Rider’s Veteran Entrepreneurial Program began with a generous $50,000 grant from Grand Bank, N.A., of Hamilton, N.J., which allowed the veterans to complete the concentrated business education program free of charge. The curriculum taught veterans how to launch a new business, or grow an existing business, as well tangible instruction about business plans, marketing strategy, accounting and funding requirements.
Dr. Ronald Cook, director of Rider’s Center for Entrepreneurial Studies, which ran the program, says that over the past two months veterans attended two half-day workshops, followed by six sessions of classroom training taught by professors from Rider’s entrepreneurship department.
“The veterans learned the essential information they need whether they want to create a start-up, buy a franchise or expand their current company,” he says.
Now that the classroom instruction is complete, each veteran will be paired with a professional business mentor from the local community, who will work closely with them as they finalize and implement their business plan, and ultimately bring their dreams to reality. Examples of businesses the students are planning include graphic design, mobile automobile service, brew pub and restaurant, real estate venture, and a banquet/wedding venue.
During the ceremony, Dr. Cook thanked Mark Wolters, president and CEO of Grand Bank in Hamilton, N.J., for providing the funding to implement the program. “Mark and Grand Bank share our vision of helping foster veterans’ personal and professional growth through entrepreneurial training. We are very fortunate and grateful to have them as our partner for this unique program.”
In addition to a certificate of completion, each veteran was also presented with a military challenge coin, which Russel Melville, Rider’s director of Military and Veterans Affairs, said is a traditional military token awarded to soldiers as a symbol of appreciation for a job well done.

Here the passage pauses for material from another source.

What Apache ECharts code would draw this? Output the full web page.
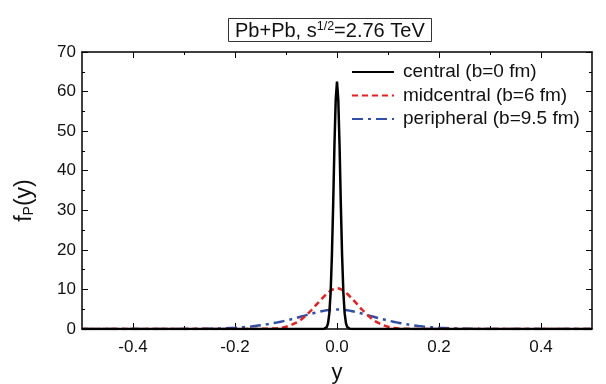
<!DOCTYPE html>
<html><head><meta charset="utf-8">
<script src="https://cdn.jsdelivr.net/npm/echarts@6/dist/echarts.min.js"></script>
<style>html,body{margin:0;padding:0;background:#fff}#c{width:606px;height:384px}</style>
</head><body><div id="c"></div>
<script>
// central (b=0 fm)
const centralX = [-0.5, -0.03, -0.025, -0.02, -0.0175, -0.015, -0.0125, -0.01, -0.0075, -0.005, -0.0025, 0, 0.0025, 0.005, 0.0075, 0.01, 0.0125, 0.015, 0.0175, 0.02, 0.025, 0.03, 0.5];
const centralY = [0, 0, 0.05, 0.5, 1.5, 4.0, 9.2, 18.5, 31.5, 46.5, 58.0, 62.5, 58.0, 46.5, 31.5, 18.5, 9.2, 4.0, 1.5, 0.5, 0.05, 0, 0];
// midcentral (b=6 fm)
const midX = [-0.5, -0.2, -0.16, -0.14, -0.12, -0.11, -0.1, -0.09, -0.08, -0.07, -0.06, -0.05, -0.04, -0.03, -0.02, -0.01, 0, 0.01, 0.02, 0.03, 0.04, 0.05, 0.06, 0.07, 0.08, 0.09, 0.1, 0.11, 0.12, 0.14, 0.16, 0.2, 0.5];
const midY = [0, 0, 0.02, 0.05, 0.15, 0.3, 0.55, 1.0, 1.6, 2.4, 3.5, 4.8, 6.2, 7.6, 8.9, 9.9, 10.3, 9.9, 8.9, 7.6, 6.2, 4.8, 3.5, 2.4, 1.6, 1.0, 0.55, 0.3, 0.15, 0.05, 0.02, 0, 0];
// peripheral (b=9.5 fm)
const periX = [-0.5, -0.3, -0.26, -0.24, -0.22, -0.2, -0.19, -0.18, -0.17, -0.16, -0.15, -0.14, -0.13, -0.12, -0.11, -0.1, -0.09, -0.08, -0.07, -0.06, -0.05, -0.04, -0.03, -0.02, -0.01, 0, 0.01, 0.02, 0.03, 0.04, 0.05, 0.06, 0.07, 0.08, 0.09, 0.1, 0.11, 0.12, 0.13, 0.14, 0.15, 0.16, 0.17, 0.18, 0.19, 0.2, 0.22, 0.24, 0.26, 0.3, 0.5];
const periY = [0, 0.02, 0.05, 0.1, 0.18, 0.3, 0.38, 0.48, 0.6, 0.75, 0.92, 1.12, 1.35, 1.6, 1.85, 2.15, 2.45, 2.8, 3.15, 3.5, 3.85, 4.2, 4.5, 4.75, 4.9, 4.9, 4.9, 4.75, 4.5, 4.2, 3.85, 3.5, 3.15, 2.8, 2.45, 2.15, 1.85, 1.6, 1.35, 1.12, 0.92, 0.75, 0.6, 0.48, 0.38, 0.3, 0.18, 0.1, 0.05, 0.02, 0];
const xMajor = [-0.4, -0.2, 0, 0.2, 0.4];
const xMinor = [-0.3, -0.1, 0.1, 0.3];
const seriesNames = ['central (b=0 fm)', 'midcentral (b=6 fm)', 'peripheral (b=9.5 fm)'];

const F = 'Liberation Sans, Arial, sans-serif';
const zip = (xs, ys) => xs.map((x, i) => [x, ys[i]]);
const chart = echarts.init(document.getElementById('c'), null, {renderer: 'canvas'});
const frame = {show: true, onZero: false, lineStyle: {color: '#000', width: 1.5}};
const noLine = {show: false, onZero: false};
chart.setOption({
  animation: false,
  title: {
    text: 'Pb+Pb, s{sup|1/2}=2.76 TeV',
    left: 228, top: 18,
    borderColor: '#333', borderWidth: 1, padding: [2, 7, 1, 7],
    textStyle: {fontFamily: F, fontSize: 20, fontWeight: 'normal', color: '#111',
      rich: {sup: {fontSize: 12.5, verticalAlign: 'top', padding: [0, 0, 9, 0], fontFamily: F, color: '#111'}}}
  },
  legend: {
    orient: 'vertical', left: 346, top: 56, itemWidth: 42, itemHeight: 14, itemGap: 1.5,
    itemStyle: {opacity: 0},
    textStyle: {fontFamily: F, fontSize: 19, color: '#111', lineHeight: 22, padding: [0, 0, 0, 4]},
    data: seriesNames
  },
  grid: {left: 82, right: 14, top: 52, bottom: 55, outerBoundsMode: 'none', containLabel: false},
  xAxis: [{
    type: 'value', min: -0.5, max: 0.5, position: 'bottom',
    name: 'y', nameLocation: 'middle', nameGap: 33,
    nameTextStyle: {fontFamily: F, fontSize: 22, color: '#111'},
    axisLine: frame, splitLine: {show: false},
    axisTick: {inside: true, length: 6, customValues: xMajor, lineStyle: {color: '#000'}},
    axisLabel: {customValues: xMajor, fontFamily: F, fontSize: 17, color: '#111', margin: 10, formatter: v => v.toFixed(1)}
  }, {
    type: 'value', min: -0.5, max: 0.5, position: 'bottom',
    axisLine: noLine, splitLine: {show: false}, axisLabel: {show: false},
    axisTick: {inside: true, length: 3, customValues: xMinor, lineStyle: {color: '#000'}}
  }, {
    type: 'value', min: -0.5, max: 0.5, position: 'top',
    axisLine: frame, splitLine: {show: false}, axisLabel: {show: false},
    axisTick: {inside: true, length: 6, customValues: xMajor, lineStyle: {color: '#000'}}
  }, {
    type: 'value', min: -0.5, max: 0.5, position: 'top',
    axisLine: noLine, splitLine: {show: false}, axisLabel: {show: false},
    axisTick: {inside: true, length: 3, customValues: xMinor, lineStyle: {color: '#000'}}
  }],
  yAxis: [{
    type: 'value', min: 0, max: 70, interval: 10, position: 'left',
    name: 'f{sub|P}(y)', nameLocation: 'middle', nameGap: 46, nameRotate: 90,
    nameTextStyle: {fontFamily: F, fontSize: 23, color: '#111', padding: [0, 20, 0, 0],
      rich: {sub: {fontSize: 14, verticalAlign: 'bottom', padding: [9, 0, 0, 0], fontFamily: F, color: '#111'}}},
    axisLine: frame, splitLine: {show: false},
    axisTick: {inside: true, length: 6, lineStyle: {color: '#000'}},
    minorTick: {show: true, splitNumber: 2, length: 3, lineStyle: {color: '#000'}},
    axisLabel: {fontFamily: F, fontSize: 17, color: '#111', margin: 6}
  }, {
    type: 'value', min: 0, max: 70, interval: 10, position: 'right',
    axisLine: frame, splitLine: {show: false}, axisLabel: {show: false},
    axisTick: {inside: true, length: 6, lineStyle: {color: '#000'}},
    minorTick: {show: true, splitNumber: 2, length: 3, lineStyle: {color: '#000'}}
  }],
  series: [
    {name: seriesNames[2], type: 'line', data: zip(periX, periY), showSymbol: false, symbol: 'none', smooth: 0.3,
     lineStyle: {color: '#2f4fa8', width: 2.5, type: [11, 5, 3, 5]}, itemStyle: {color: '#2f4fa8'}, z: 2},
    {name: seriesNames[1], type: 'line', data: zip(midX, midY), showSymbol: false, symbol: 'none', smooth: 0.3,
     lineStyle: {color: '#ee1c1c', width: 2.5, type: [6, 4]}, itemStyle: {color: '#ee1c1c'}, z: 3},
    {name: seriesNames[0], type: 'line', data: zip(centralX, centralY), showSymbol: false, symbol: 'none',
     lineStyle: {color: '#000', width: 2.5}, itemStyle: {color: '#000'}, z: 4}
  ]
});
</script></body></html>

Melville added, “The management and leadership experience the veterans of our armed forces have accumulated over the course of their military careers is invaluable, and dovetails perfectly with the traits needed to run a small business. The Veteran Entrepreneurial Program was an outstanding opportunity for veterans to gain a deeper level of education about starting, running or expanding a business.”
According to the U.S. Census Bureau, veterans own nearly one in 10 small businesses nationwide. These 2.4 million small businesses employ almost six million people and generate over one trillion dollars in revenue.